### Plotting code records
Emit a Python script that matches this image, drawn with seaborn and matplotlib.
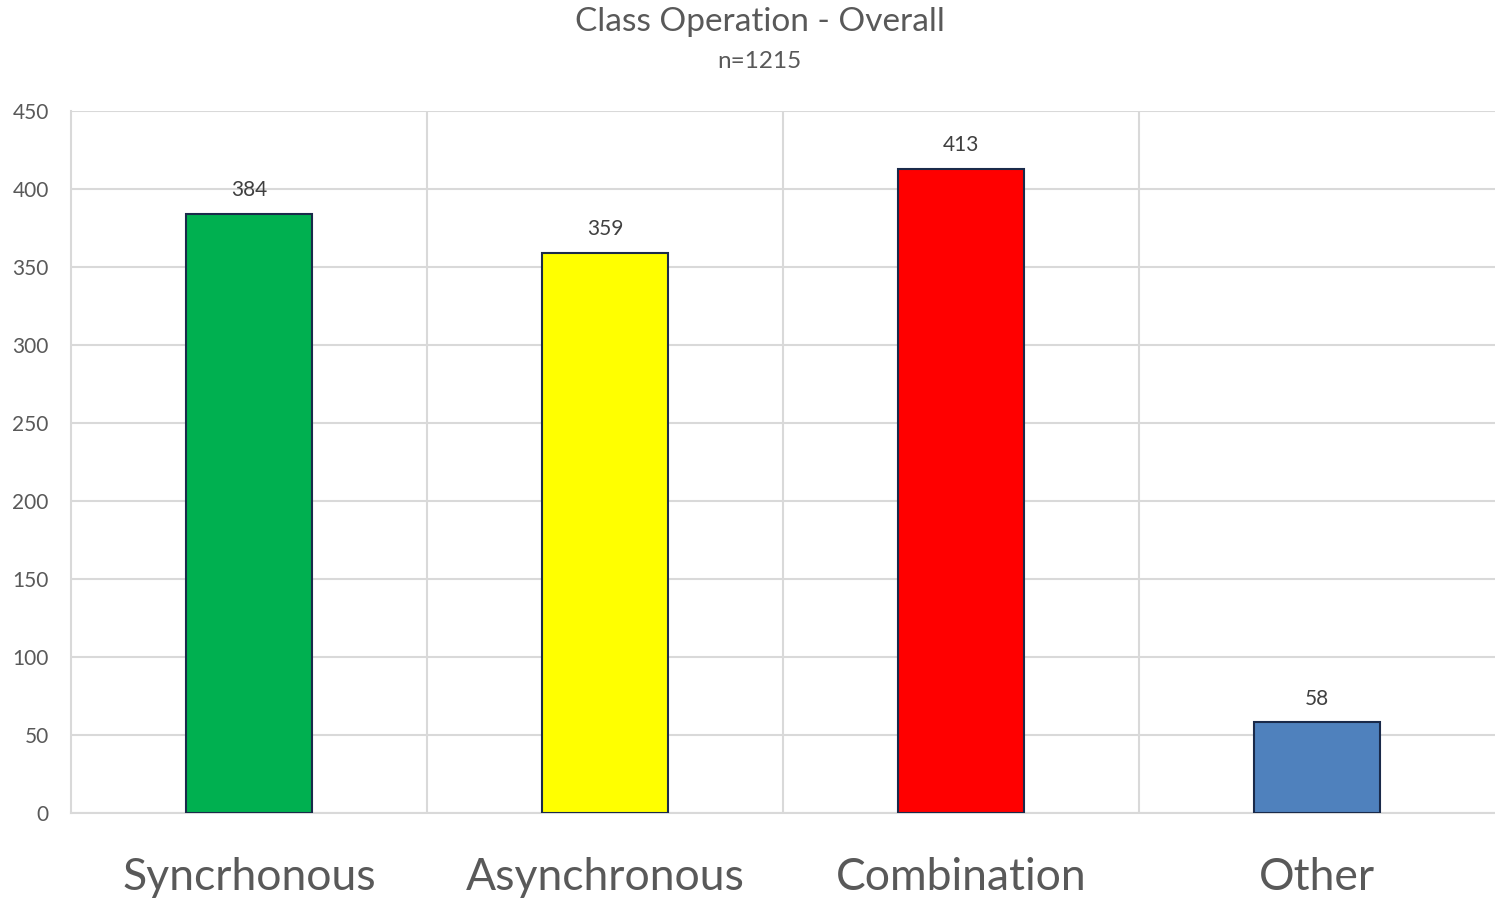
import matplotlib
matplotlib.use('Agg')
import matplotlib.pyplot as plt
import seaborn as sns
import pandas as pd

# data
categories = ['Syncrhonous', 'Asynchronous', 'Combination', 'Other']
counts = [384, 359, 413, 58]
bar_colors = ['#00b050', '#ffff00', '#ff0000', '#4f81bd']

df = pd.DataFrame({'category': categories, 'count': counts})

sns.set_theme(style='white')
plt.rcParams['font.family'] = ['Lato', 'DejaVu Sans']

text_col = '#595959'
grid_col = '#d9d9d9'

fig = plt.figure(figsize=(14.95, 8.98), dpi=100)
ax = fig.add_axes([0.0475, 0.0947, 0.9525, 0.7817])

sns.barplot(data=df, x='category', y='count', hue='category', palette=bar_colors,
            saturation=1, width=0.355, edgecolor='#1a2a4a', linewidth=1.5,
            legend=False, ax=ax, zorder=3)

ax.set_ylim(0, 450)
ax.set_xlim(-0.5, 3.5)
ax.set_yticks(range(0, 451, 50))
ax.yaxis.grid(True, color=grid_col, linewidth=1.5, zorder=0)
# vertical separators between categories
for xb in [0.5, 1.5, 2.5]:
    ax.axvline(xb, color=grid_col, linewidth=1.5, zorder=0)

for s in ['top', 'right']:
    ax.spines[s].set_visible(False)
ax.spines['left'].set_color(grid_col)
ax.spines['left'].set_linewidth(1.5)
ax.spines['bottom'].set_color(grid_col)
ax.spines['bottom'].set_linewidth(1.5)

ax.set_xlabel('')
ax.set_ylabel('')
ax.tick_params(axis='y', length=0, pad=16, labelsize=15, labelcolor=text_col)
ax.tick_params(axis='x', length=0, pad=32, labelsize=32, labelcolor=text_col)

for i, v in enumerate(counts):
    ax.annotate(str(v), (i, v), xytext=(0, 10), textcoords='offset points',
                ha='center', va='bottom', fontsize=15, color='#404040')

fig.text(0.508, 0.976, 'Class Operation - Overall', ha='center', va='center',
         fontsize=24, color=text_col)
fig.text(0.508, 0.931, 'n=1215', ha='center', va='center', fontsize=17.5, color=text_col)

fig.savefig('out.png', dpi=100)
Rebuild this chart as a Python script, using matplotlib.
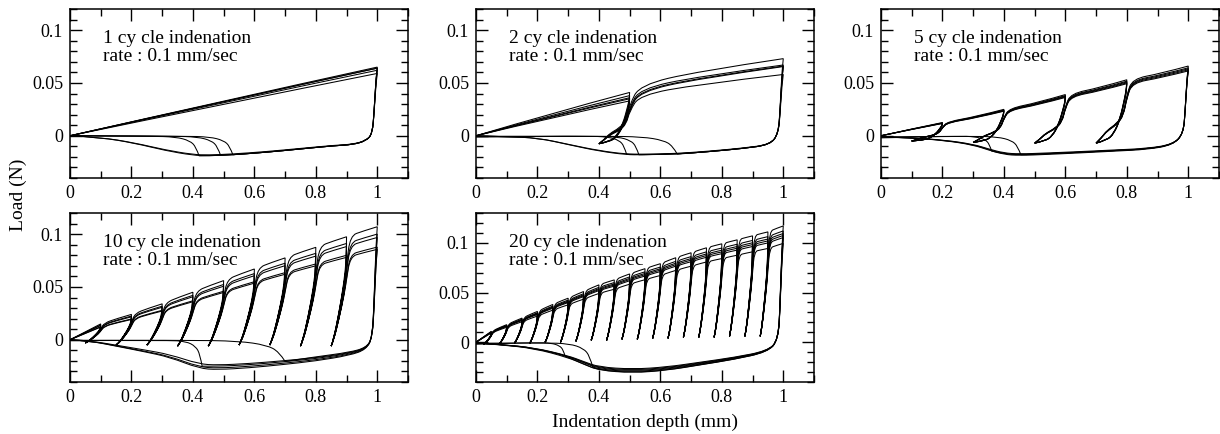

### Job
Without the pictures, reproduce every line of the records above exactly.

### Answer for this exercise
Emit a Python script that matches this image, drawn with seaborn and matplotlib.
import matplotlib
matplotlib.use('Agg')
import matplotlib.pyplot as plt
import seaborn as sns
import pandas as pd

# data
categories = ['Syncrhonous', 'Asynchronous', 'Combination', 'Other']
counts = [384, 359, 413, 58]
bar_colors = ['#00b050', '#ffff00', '#ff0000', '#4f81bd']

df = pd.DataFrame({'category': categories, 'count': counts})

sns.set_theme(style='white')
plt.rcParams['font.family'] = ['Lato', 'DejaVu Sans']

text_col = '#595959'
grid_col = '#d9d9d9'

fig = plt.figure(figsize=(14.95, 8.98), dpi=100)
ax = fig.add_axes([0.0475, 0.0947, 0.9525, 0.7817])

sns.barplot(data=df, x='category', y='count', hue='category', palette=bar_colors,
            saturation=1, width=0.355, edgecolor='#1a2a4a', linewidth=1.5,
            legend=False, ax=ax, zorder=3)

ax.set_ylim(0, 450)
ax.set_xlim(-0.5, 3.5)
ax.set_yticks(range(0, 451, 50))
ax.yaxis.grid(True, color=grid_col, linewidth=1.5, zorder=0)
# vertical separators between categories
for xb in [0.5, 1.5, 2.5]:
    ax.axvline(xb, color=grid_col, linewidth=1.5, zorder=0)

for s in ['top', 'right']:
    ax.spines[s].set_visible(False)
ax.spines['left'].set_color(grid_col)
ax.spines['left'].set_linewidth(1.5)
ax.spines['bottom'].set_color(grid_col)
ax.spines['bottom'].set_linewidth(1.5)

ax.set_xlabel('')
ax.set_ylabel('')
ax.tick_params(axis='y', length=0, pad=16, labelsize=15, labelcolor=text_col)
ax.tick_params(axis='x', length=0, pad=32, labelsize=32, labelcolor=text_col)

for i, v in enumerate(counts):
    ax.annotate(str(v), (i, v), xytext=(0, 10), textcoords='offset points',
                ha='center', va='bottom', fontsize=15, color='#404040')

fig.text(0.508, 0.976, 'Class Operation - Overall', ha='center', va='center',
         fontsize=24, color=text_col)
fig.text(0.508, 0.931, 'n=1215', ha='center', va='center', fontsize=17.5, color=text_col)

fig.savefig('out.png', dpi=100)
Rebuild this chart as a Python script, using matplotlib.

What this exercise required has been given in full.